• [WRITTEN EXERCISE] Write out again exactly the lines from the one containing "What matplotlib code" through the one containing "from matplotlib.lines import Line2D", both included, and omit the pictures.

• [Entries with chart source code]
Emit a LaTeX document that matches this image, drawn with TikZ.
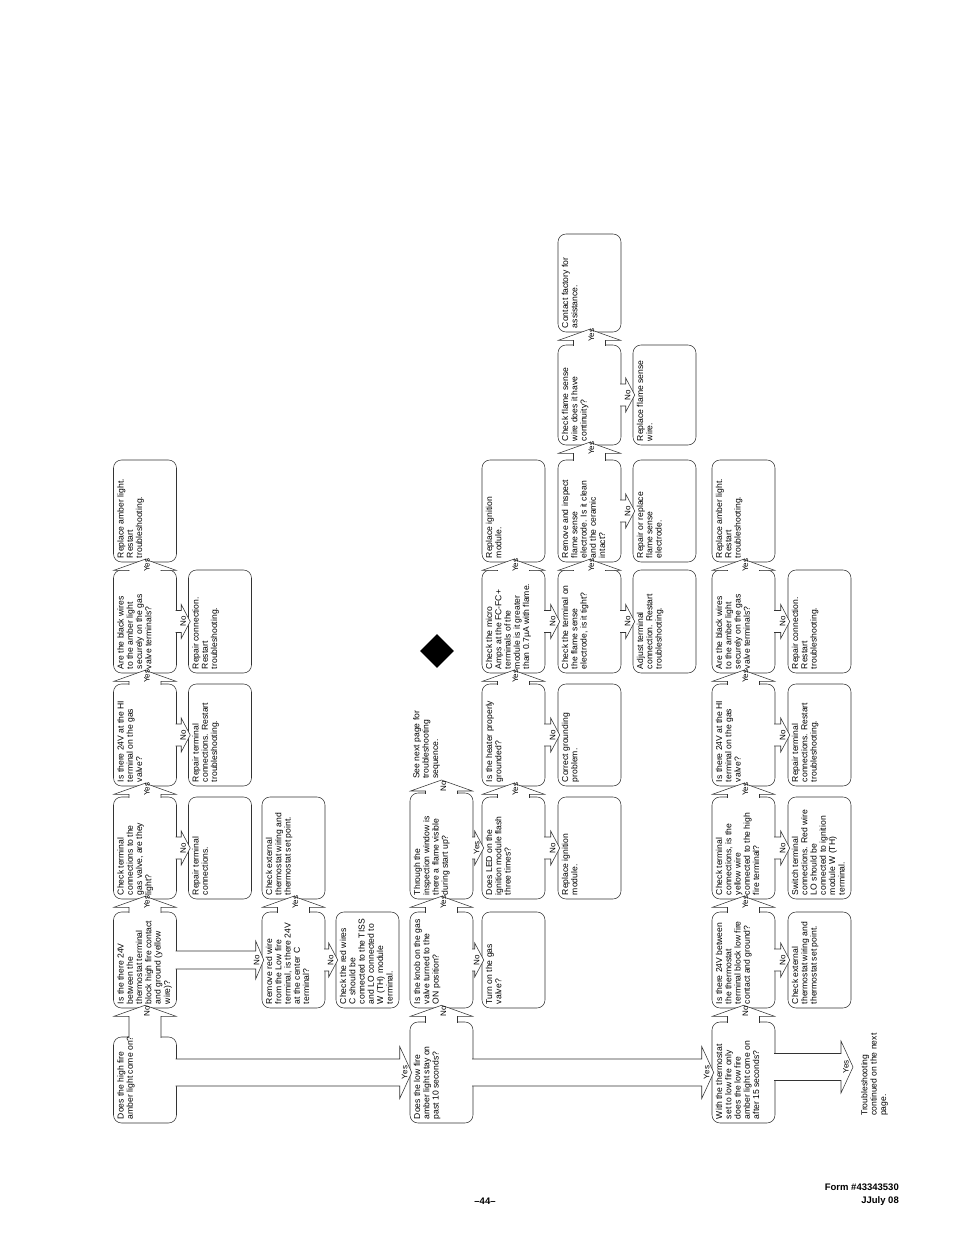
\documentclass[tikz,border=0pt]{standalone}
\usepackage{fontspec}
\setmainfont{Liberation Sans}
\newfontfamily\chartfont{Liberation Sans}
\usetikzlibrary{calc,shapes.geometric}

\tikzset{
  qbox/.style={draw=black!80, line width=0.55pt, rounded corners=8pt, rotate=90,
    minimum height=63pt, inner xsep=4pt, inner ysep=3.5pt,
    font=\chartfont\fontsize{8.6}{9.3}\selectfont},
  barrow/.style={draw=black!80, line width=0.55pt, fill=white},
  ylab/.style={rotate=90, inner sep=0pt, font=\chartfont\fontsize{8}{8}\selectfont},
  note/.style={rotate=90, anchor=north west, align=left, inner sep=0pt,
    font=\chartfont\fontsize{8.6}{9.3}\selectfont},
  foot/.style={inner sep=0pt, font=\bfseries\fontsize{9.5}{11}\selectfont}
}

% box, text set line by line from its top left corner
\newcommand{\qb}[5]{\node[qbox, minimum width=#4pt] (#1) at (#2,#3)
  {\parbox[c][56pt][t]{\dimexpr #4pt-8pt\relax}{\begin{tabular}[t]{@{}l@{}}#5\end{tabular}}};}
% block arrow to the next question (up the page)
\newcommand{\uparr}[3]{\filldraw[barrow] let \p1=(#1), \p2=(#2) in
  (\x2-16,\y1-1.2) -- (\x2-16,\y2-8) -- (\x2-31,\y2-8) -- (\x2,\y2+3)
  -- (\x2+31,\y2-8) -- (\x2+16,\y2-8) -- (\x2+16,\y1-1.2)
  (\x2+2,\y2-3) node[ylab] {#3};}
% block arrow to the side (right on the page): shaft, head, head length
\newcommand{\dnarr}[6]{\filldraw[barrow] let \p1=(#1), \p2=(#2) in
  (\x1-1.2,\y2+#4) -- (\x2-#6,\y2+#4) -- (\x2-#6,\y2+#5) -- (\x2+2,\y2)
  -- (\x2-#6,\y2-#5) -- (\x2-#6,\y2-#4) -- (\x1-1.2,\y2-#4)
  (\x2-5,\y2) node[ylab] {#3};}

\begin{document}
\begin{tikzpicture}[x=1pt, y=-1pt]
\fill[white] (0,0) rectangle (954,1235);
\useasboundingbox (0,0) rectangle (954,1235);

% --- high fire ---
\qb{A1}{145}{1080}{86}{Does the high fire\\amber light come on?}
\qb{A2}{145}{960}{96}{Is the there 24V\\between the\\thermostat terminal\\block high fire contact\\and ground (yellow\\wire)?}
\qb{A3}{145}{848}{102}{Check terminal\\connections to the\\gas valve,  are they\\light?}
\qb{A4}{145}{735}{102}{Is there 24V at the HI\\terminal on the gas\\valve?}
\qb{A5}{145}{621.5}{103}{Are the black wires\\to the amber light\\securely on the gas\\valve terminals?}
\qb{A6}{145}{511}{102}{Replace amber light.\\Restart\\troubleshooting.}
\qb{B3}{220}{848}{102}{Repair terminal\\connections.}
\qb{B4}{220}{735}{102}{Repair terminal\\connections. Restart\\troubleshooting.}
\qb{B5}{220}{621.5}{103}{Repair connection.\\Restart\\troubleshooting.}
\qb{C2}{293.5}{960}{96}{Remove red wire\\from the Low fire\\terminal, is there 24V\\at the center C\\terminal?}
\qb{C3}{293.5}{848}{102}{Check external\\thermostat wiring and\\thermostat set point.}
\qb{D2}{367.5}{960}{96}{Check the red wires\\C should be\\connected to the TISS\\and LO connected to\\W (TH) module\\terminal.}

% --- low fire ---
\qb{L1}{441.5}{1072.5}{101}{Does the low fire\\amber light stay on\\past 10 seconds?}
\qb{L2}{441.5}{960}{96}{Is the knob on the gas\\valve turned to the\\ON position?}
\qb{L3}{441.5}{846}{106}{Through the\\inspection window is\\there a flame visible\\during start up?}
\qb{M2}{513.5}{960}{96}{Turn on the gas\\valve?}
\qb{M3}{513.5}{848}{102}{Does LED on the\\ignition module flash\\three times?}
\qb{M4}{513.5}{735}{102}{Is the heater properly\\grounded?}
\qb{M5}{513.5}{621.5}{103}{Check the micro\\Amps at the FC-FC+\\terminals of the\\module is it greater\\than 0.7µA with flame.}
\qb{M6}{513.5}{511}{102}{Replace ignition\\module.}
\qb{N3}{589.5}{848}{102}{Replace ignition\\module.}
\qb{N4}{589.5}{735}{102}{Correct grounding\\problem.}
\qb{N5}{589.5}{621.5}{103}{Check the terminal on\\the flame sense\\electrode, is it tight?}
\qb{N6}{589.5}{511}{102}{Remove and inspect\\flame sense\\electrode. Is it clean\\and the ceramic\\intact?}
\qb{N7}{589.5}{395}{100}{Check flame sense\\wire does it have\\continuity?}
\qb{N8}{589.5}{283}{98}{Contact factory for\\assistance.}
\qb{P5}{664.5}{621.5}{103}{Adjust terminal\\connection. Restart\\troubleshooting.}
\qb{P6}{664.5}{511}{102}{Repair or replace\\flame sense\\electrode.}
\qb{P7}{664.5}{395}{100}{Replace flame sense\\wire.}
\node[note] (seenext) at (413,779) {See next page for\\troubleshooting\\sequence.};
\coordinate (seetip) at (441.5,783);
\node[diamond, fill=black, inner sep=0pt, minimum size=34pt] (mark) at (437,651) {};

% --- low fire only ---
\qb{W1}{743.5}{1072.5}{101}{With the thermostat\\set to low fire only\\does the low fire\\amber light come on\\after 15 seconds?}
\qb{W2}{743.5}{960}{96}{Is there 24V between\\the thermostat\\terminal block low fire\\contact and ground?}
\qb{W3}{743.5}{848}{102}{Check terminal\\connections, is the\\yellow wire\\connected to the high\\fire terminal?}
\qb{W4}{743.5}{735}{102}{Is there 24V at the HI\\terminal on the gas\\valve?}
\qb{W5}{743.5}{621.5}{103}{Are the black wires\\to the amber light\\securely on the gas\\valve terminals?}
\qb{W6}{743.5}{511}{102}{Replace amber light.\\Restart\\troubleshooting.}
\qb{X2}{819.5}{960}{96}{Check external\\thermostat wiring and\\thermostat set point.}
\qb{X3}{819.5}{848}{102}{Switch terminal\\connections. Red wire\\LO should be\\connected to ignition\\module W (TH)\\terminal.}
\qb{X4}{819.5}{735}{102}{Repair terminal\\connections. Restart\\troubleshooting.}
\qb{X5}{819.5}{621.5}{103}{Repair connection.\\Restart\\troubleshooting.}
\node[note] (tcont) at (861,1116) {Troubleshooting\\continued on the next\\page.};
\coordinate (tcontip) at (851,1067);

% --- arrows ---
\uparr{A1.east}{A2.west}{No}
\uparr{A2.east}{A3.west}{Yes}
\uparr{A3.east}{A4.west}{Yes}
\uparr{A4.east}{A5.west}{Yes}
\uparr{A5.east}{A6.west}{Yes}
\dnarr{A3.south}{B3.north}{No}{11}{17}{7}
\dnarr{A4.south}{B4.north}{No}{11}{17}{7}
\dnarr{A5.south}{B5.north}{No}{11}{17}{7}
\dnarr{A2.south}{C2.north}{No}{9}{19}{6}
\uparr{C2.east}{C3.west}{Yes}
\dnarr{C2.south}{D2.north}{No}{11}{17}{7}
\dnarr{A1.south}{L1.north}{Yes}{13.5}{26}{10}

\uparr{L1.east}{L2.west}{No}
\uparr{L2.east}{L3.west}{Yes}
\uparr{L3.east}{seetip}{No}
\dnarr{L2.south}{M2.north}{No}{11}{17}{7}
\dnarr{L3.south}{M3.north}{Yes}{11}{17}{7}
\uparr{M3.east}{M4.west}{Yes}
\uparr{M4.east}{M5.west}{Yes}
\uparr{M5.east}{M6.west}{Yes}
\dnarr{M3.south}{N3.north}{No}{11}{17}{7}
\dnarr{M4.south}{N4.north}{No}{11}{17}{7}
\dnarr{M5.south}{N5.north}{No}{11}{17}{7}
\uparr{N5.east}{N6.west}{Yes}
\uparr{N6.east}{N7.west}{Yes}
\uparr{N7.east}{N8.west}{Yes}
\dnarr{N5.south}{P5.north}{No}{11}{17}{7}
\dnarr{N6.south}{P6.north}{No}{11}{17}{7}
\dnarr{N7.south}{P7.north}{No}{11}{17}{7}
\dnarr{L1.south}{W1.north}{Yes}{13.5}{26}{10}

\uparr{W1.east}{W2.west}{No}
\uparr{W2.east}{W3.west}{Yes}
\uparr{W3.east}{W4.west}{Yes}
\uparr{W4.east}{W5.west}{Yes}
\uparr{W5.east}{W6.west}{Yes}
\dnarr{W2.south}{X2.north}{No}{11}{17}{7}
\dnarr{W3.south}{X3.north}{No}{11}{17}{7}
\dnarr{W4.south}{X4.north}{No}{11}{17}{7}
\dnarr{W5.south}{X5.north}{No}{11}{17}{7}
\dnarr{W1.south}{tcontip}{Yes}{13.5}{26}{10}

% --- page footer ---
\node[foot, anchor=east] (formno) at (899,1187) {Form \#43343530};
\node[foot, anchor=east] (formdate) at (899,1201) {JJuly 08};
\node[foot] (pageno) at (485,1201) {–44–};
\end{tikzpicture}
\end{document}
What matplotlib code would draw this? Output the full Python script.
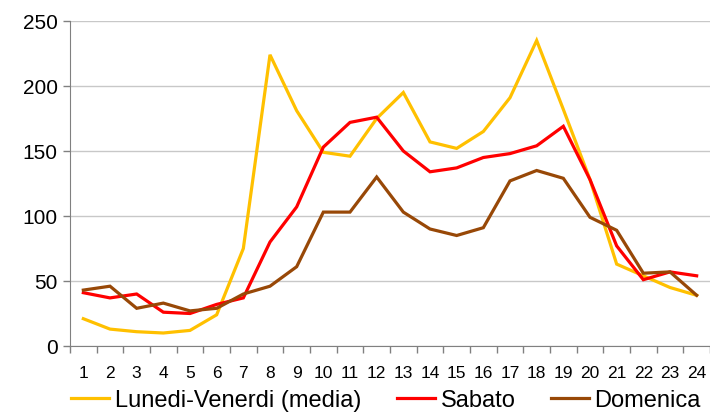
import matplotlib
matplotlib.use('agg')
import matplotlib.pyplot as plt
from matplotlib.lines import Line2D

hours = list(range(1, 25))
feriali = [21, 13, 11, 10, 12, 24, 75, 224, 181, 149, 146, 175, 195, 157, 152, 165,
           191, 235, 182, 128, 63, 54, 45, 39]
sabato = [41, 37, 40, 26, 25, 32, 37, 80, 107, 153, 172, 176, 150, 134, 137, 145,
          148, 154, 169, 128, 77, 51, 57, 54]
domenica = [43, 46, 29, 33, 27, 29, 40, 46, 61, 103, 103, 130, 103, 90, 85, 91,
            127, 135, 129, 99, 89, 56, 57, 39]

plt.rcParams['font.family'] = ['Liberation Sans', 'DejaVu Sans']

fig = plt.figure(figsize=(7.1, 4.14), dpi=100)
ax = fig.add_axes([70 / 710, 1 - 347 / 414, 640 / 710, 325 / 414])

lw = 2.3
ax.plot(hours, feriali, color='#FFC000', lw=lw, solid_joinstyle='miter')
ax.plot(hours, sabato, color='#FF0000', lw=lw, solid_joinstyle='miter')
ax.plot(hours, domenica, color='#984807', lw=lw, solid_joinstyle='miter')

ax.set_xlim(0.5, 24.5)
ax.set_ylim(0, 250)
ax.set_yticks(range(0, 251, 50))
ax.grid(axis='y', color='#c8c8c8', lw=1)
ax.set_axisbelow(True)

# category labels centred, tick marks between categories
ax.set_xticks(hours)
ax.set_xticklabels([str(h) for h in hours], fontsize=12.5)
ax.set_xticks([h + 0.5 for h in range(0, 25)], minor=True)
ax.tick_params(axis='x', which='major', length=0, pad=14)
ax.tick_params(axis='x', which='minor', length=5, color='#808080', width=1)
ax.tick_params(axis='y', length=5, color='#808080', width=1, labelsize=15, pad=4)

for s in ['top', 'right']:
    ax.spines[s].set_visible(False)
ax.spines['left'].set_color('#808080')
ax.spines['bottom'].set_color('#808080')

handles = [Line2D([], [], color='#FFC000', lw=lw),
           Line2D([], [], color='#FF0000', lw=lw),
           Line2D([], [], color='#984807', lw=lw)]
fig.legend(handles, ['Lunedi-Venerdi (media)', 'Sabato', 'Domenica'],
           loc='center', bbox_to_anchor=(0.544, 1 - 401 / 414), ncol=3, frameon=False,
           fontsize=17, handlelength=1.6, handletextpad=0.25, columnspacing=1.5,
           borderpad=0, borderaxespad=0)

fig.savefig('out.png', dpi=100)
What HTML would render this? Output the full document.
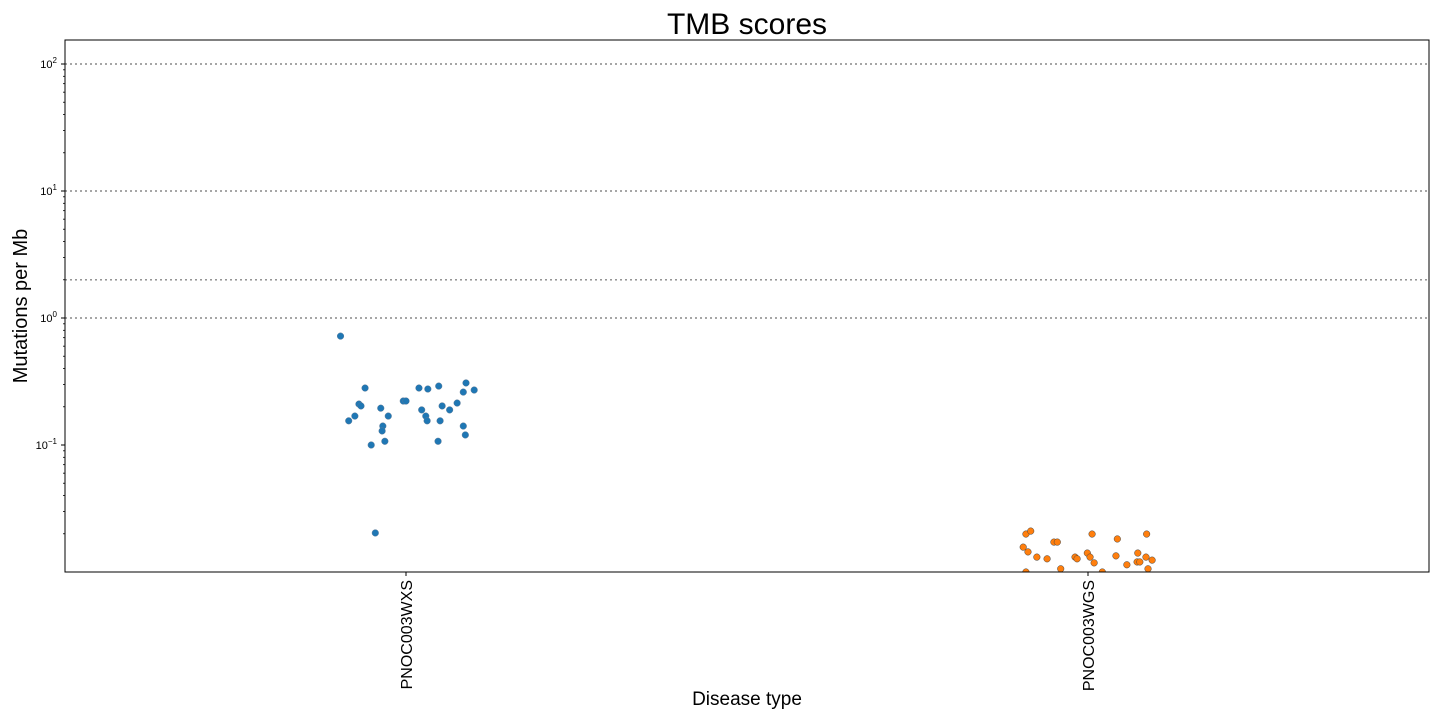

• [RESULT OF THE TASK]
What matplotlib code would draw this? Output the full Python script.
import matplotlib
matplotlib.use('agg')
import matplotlib.pyplot as plt
from matplotlib.lines import Line2D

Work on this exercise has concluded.